*Problem to solve:* Pictures in the data below are not part of the copy; transcribe everything else exactly.

══ Provided information

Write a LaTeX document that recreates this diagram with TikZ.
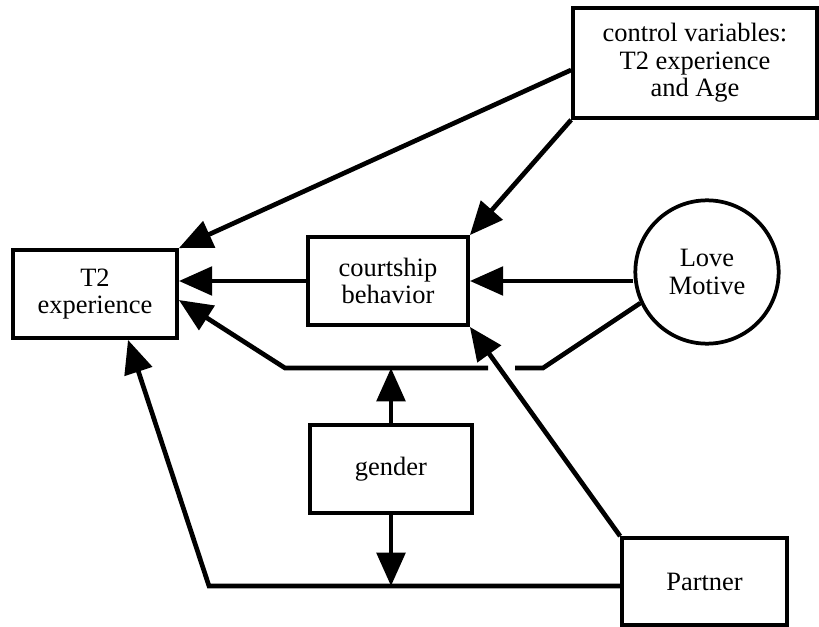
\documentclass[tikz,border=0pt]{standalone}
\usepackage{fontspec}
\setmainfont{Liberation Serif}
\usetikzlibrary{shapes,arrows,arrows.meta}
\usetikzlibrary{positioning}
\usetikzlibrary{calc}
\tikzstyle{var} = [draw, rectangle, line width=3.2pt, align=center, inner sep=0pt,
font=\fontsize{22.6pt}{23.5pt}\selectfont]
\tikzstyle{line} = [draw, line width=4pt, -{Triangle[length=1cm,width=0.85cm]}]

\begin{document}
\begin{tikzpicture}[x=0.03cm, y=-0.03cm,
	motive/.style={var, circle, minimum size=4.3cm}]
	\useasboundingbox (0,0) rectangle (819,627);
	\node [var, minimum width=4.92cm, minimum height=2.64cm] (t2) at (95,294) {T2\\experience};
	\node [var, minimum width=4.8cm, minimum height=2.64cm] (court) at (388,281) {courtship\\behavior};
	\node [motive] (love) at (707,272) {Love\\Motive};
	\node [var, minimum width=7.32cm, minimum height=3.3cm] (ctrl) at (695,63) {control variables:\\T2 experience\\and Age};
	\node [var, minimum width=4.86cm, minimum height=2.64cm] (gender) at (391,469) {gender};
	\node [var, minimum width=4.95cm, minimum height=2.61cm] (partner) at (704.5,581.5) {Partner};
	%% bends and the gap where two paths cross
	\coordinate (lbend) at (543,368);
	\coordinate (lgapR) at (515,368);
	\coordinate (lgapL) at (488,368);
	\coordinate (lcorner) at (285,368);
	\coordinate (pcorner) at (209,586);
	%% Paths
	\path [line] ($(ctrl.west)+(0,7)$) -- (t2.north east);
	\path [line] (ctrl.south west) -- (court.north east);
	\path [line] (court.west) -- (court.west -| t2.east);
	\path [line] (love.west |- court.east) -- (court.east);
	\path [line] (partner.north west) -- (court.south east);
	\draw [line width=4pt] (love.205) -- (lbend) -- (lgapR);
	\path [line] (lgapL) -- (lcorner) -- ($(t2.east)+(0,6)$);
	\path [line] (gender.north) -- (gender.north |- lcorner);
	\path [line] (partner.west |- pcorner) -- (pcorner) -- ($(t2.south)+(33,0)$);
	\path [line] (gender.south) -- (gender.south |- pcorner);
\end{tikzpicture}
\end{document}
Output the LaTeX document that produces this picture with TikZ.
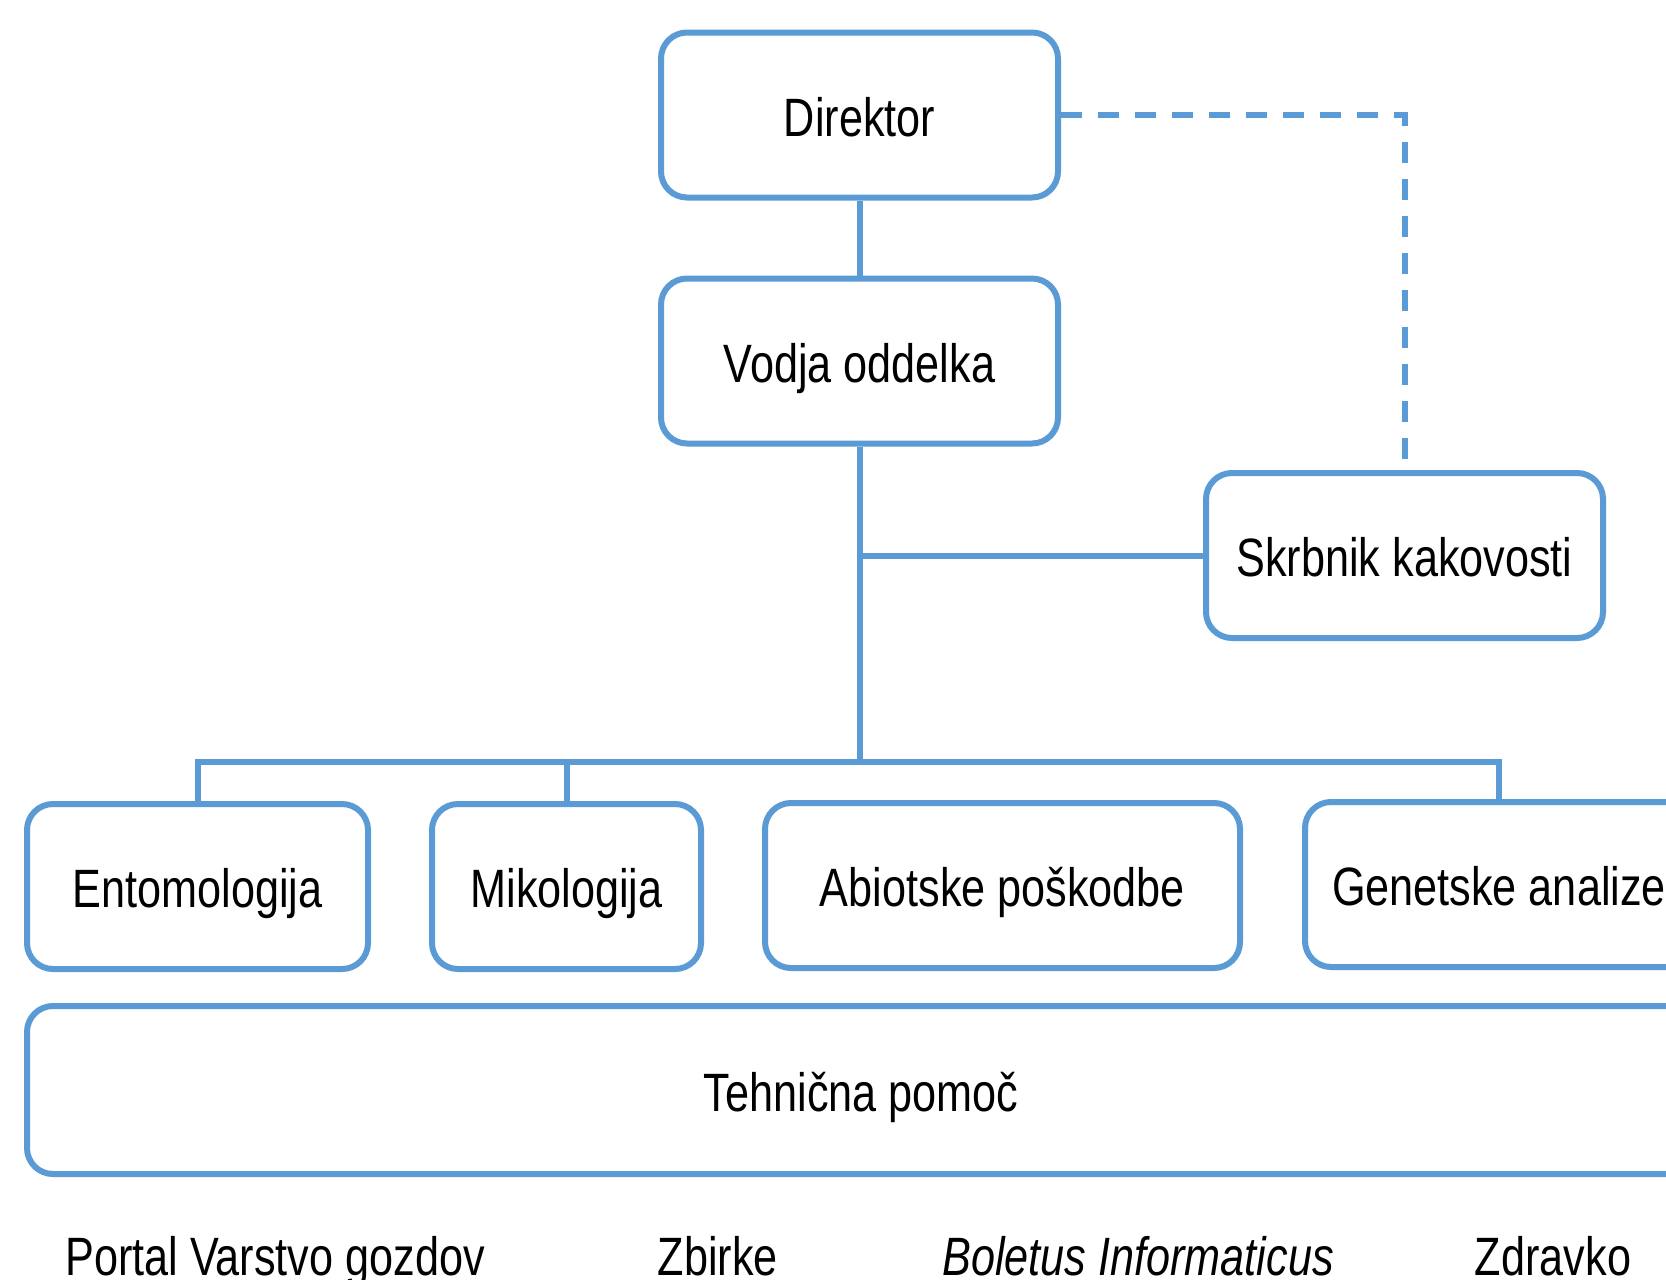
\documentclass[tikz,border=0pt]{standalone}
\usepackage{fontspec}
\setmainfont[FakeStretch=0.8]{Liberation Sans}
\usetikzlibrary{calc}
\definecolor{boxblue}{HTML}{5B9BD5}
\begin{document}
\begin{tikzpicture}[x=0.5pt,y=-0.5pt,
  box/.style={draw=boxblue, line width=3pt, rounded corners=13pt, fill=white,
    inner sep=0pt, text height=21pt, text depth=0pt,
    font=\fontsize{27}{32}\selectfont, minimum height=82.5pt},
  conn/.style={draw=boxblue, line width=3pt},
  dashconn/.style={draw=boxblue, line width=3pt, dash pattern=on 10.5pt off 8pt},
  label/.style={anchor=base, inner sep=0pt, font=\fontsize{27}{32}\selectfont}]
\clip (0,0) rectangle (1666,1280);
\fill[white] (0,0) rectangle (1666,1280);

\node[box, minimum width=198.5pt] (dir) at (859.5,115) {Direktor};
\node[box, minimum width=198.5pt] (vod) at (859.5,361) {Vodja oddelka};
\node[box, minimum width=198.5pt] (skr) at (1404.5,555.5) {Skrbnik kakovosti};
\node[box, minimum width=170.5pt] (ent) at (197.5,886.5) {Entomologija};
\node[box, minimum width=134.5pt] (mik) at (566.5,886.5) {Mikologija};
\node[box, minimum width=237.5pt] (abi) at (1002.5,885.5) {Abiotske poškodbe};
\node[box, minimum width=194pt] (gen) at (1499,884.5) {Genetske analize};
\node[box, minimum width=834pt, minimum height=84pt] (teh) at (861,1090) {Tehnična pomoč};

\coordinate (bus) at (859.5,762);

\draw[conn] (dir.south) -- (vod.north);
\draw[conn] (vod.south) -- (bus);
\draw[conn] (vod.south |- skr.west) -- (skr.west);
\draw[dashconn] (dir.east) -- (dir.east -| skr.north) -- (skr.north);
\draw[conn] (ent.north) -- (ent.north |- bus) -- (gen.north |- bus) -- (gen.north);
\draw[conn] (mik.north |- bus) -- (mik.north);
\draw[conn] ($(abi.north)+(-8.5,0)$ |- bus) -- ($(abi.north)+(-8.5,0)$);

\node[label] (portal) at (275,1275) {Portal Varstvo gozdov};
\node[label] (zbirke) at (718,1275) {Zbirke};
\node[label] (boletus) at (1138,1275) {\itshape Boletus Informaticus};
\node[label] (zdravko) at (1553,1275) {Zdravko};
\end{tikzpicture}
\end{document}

════

*Task answer:*
Write a LaTeX document that recreates this diagram with TikZ.
\documentclass[tikz,border=0pt]{standalone}
\usepackage{fontspec}
\setmainfont{Liberation Serif}
\usetikzlibrary{shapes,arrows,arrows.meta}
\usetikzlibrary{positioning}
\usetikzlibrary{calc}
\tikzstyle{var} = [draw, rectangle, line width=3.2pt, align=center, inner sep=0pt,
font=\fontsize{22.6pt}{23.5pt}\selectfont]
\tikzstyle{line} = [draw, line width=4pt, -{Triangle[length=1cm,width=0.85cm]}]

\begin{document}
\begin{tikzpicture}[x=0.03cm, y=-0.03cm,
	motive/.style={var, circle, minimum size=4.3cm}]
	\useasboundingbox (0,0) rectangle (819,627);
	\node [var, minimum width=4.92cm, minimum height=2.64cm] (t2) at (95,294) {T2\\experience};
	\node [var, minimum width=4.8cm, minimum height=2.64cm] (court) at (388,281) {courtship\\behavior};
	\node [motive] (love) at (707,272) {Love\\Motive};
	\node [var, minimum width=7.32cm, minimum height=3.3cm] (ctrl) at (695,63) {control variables:\\T2 experience\\and Age};
	\node [var, minimum width=4.86cm, minimum height=2.64cm] (gender) at (391,469) {gender};
	\node [var, minimum width=4.95cm, minimum height=2.61cm] (partner) at (704.5,581.5) {Partner};
	%% bends and the gap where two paths cross
	\coordinate (lbend) at (543,368);
	\coordinate (lgapR) at (515,368);
	\coordinate (lgapL) at (488,368);
	\coordinate (lcorner) at (285,368);
	\coordinate (pcorner) at (209,586);
	%% Paths
	\path [line] ($(ctrl.west)+(0,7)$) -- (t2.north east);
	\path [line] (ctrl.south west) -- (court.north east);
	\path [line] (court.west) -- (court.west -| t2.east);
	\path [line] (love.west |- court.east) -- (court.east);
	\path [line] (partner.north west) -- (court.south east);
	\draw [line width=4pt] (love.205) -- (lbend) -- (lgapR);
	\path [line] (lgapL) -- (lcorner) -- ($(t2.east)+(0,6)$);
	\path [line] (gender.north) -- (gender.north |- lcorner);
	\path [line] (partner.west |- pcorner) -- (pcorner) -- ($(t2.south)+(33,0)$);
	\path [line] (gender.south) -- (gender.south |- pcorner);
\end{tikzpicture}
\end{document}
Output the LaTeX document that produces this picture with TikZ.
\documentclass[tikz,border=0pt]{standalone}
\usepackage{fontspec}
\setmainfont[FakeStretch=0.8]{Liberation Sans}
\usetikzlibrary{calc}
\definecolor{boxblue}{HTML}{5B9BD5}
\begin{document}
\begin{tikzpicture}[x=0.5pt,y=-0.5pt,
  box/.style={draw=boxblue, line width=3pt, rounded corners=13pt, fill=white,
    inner sep=0pt, text height=21pt, text depth=0pt,
    font=\fontsize{27}{32}\selectfont, minimum height=82.5pt},
  conn/.style={draw=boxblue, line width=3pt},
  dashconn/.style={draw=boxblue, line width=3pt, dash pattern=on 10.5pt off 8pt},
  label/.style={anchor=base, inner sep=0pt, font=\fontsize{27}{32}\selectfont}]
\clip (0,0) rectangle (1666,1280);
\fill[white] (0,0) rectangle (1666,1280);

\node[box, minimum width=198.5pt] (dir) at (859.5,115) {Direktor};
\node[box, minimum width=198.5pt] (vod) at (859.5,361) {Vodja oddelka};
\node[box, minimum width=198.5pt] (skr) at (1404.5,555.5) {Skrbnik kakovosti};
\node[box, minimum width=170.5pt] (ent) at (197.5,886.5) {Entomologija};
\node[box, minimum width=134.5pt] (mik) at (566.5,886.5) {Mikologija};
\node[box, minimum width=237.5pt] (abi) at (1002.5,885.5) {Abiotske poškodbe};
\node[box, minimum width=194pt] (gen) at (1499,884.5) {Genetske analize};
\node[box, minimum width=834pt, minimum height=84pt] (teh) at (861,1090) {Tehnična pomoč};

\coordinate (bus) at (859.5,762);

\draw[conn] (dir.south) -- (vod.north);
\draw[conn] (vod.south) -- (bus);
\draw[conn] (vod.south |- skr.west) -- (skr.west);
\draw[dashconn] (dir.east) -- (dir.east -| skr.north) -- (skr.north);
\draw[conn] (ent.north) -- (ent.north |- bus) -- (gen.north |- bus) -- (gen.north);
\draw[conn] (mik.north |- bus) -- (mik.north);
\draw[conn] ($(abi.north)+(-8.5,0)$ |- bus) -- ($(abi.north)+(-8.5,0)$);

\node[label] (portal) at (275,1275) {Portal Varstvo gozdov};
\node[label] (zbirke) at (718,1275) {Zbirke};
\node[label] (boletus) at (1138,1275) {\itshape Boletus Informaticus};
\node[label] (zdravko) at (1553,1275) {Zdravko};
\end{tikzpicture}
\end{document}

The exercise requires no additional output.